Data provided:
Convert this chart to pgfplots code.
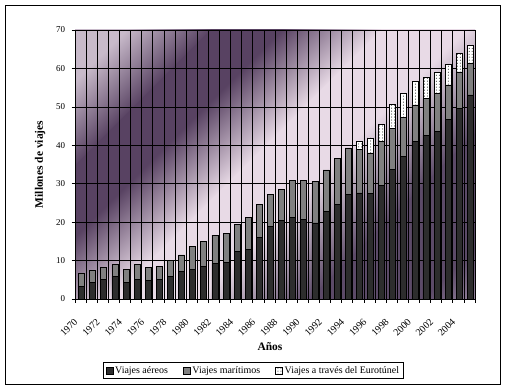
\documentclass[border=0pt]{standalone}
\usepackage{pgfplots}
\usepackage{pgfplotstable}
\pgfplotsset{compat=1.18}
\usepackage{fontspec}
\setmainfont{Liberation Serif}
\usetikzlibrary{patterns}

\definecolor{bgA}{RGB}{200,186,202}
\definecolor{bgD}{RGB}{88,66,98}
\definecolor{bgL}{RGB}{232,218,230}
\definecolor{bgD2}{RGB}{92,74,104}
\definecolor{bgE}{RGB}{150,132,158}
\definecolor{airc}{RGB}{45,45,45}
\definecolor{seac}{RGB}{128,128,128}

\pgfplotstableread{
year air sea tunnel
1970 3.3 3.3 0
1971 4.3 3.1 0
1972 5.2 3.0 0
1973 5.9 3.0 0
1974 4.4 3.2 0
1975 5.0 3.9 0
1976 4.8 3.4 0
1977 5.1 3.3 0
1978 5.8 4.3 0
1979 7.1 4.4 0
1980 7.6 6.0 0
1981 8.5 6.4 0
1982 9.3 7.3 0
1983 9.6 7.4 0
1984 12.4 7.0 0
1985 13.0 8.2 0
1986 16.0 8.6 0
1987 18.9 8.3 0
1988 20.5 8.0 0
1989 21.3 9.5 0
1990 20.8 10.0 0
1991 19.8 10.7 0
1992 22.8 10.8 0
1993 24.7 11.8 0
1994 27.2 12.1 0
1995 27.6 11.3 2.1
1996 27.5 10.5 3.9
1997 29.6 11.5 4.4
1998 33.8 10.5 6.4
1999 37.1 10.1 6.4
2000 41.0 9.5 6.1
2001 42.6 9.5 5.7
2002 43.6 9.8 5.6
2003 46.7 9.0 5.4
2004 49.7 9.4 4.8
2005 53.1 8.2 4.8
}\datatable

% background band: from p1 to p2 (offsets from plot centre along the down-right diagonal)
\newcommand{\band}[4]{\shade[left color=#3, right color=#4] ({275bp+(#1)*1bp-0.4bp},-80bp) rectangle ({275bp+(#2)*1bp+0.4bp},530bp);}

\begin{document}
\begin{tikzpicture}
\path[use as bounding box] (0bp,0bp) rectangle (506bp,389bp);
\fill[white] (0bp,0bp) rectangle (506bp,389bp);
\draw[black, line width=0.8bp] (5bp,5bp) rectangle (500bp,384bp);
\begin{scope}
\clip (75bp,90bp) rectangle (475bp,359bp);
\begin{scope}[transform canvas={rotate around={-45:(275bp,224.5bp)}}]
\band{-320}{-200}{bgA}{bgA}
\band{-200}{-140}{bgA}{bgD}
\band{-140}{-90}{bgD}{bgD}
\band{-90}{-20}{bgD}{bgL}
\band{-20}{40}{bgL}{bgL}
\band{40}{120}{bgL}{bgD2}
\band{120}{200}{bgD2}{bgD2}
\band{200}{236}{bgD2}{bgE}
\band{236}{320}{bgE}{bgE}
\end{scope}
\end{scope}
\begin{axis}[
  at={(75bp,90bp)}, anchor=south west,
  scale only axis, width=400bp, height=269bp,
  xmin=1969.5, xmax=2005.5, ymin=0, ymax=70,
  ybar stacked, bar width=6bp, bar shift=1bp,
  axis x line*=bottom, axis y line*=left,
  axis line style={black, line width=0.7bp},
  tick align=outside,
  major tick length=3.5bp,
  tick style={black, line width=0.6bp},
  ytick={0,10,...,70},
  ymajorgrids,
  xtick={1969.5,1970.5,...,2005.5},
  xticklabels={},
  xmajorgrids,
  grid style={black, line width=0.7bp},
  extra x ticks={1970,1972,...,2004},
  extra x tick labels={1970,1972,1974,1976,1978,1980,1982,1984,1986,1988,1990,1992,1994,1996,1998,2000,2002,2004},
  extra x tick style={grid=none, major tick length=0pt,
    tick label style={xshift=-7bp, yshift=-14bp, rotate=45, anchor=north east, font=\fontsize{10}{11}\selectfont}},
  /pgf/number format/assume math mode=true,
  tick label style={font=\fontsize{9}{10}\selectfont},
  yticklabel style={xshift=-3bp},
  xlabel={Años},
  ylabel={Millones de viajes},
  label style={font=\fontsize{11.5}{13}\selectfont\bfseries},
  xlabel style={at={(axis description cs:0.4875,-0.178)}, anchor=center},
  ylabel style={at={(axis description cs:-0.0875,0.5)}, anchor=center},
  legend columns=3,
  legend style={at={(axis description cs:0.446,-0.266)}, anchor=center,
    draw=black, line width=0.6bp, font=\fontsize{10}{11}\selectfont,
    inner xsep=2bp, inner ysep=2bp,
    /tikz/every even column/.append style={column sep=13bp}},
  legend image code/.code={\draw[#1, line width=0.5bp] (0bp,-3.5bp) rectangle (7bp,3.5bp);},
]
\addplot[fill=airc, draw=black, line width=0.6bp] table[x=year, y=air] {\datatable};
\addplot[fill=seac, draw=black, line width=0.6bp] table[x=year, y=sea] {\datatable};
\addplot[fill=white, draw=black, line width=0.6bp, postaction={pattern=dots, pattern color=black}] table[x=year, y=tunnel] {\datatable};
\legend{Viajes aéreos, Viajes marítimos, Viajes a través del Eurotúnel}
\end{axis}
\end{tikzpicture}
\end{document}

What needs to be done: Every line from the start of the listing above through the line with "color=#3, right color=#4]" should be repeated exactly; skip the pictures and add nothing else.

Exercise answer:
Convert this chart to pgfplots code.
\documentclass[border=0pt]{standalone}
\usepackage{pgfplots}
\usepackage{pgfplotstable}
\pgfplotsset{compat=1.18}
\usepackage{fontspec}
\setmainfont{Liberation Serif}
\usetikzlibrary{patterns}

\definecolor{bgA}{RGB}{200,186,202}
\definecolor{bgD}{RGB}{88,66,98}
\definecolor{bgL}{RGB}{232,218,230}
\definecolor{bgD2}{RGB}{92,74,104}
\definecolor{bgE}{RGB}{150,132,158}
\definecolor{airc}{RGB}{45,45,45}
\definecolor{seac}{RGB}{128,128,128}

\pgfplotstableread{
year air sea tunnel
1970 3.3 3.3 0
1971 4.3 3.1 0
1972 5.2 3.0 0
1973 5.9 3.0 0
1974 4.4 3.2 0
1975 5.0 3.9 0
1976 4.8 3.4 0
1977 5.1 3.3 0
1978 5.8 4.3 0
1979 7.1 4.4 0
1980 7.6 6.0 0
1981 8.5 6.4 0
1982 9.3 7.3 0
1983 9.6 7.4 0
1984 12.4 7.0 0
1985 13.0 8.2 0
1986 16.0 8.6 0
1987 18.9 8.3 0
1988 20.5 8.0 0
1989 21.3 9.5 0
1990 20.8 10.0 0
1991 19.8 10.7 0
1992 22.8 10.8 0
1993 24.7 11.8 0
1994 27.2 12.1 0
1995 27.6 11.3 2.1
1996 27.5 10.5 3.9
1997 29.6 11.5 4.4
1998 33.8 10.5 6.4
1999 37.1 10.1 6.4
2000 41.0 9.5 6.1
2001 42.6 9.5 5.7
2002 43.6 9.8 5.6
2003 46.7 9.0 5.4
2004 49.7 9.4 4.8
2005 53.1 8.2 4.8
}\datatable

% background band: from p1 to p2 (offsets from plot centre along the down-right diagonal)
\newcommand{\band}[4]{\shade[left color=#3, right color=#4] ({275bp+(#1)*1bp-0.4bp},-80bp) rectangle ({275bp+(#2)*1bp+0.4bp},530bp);}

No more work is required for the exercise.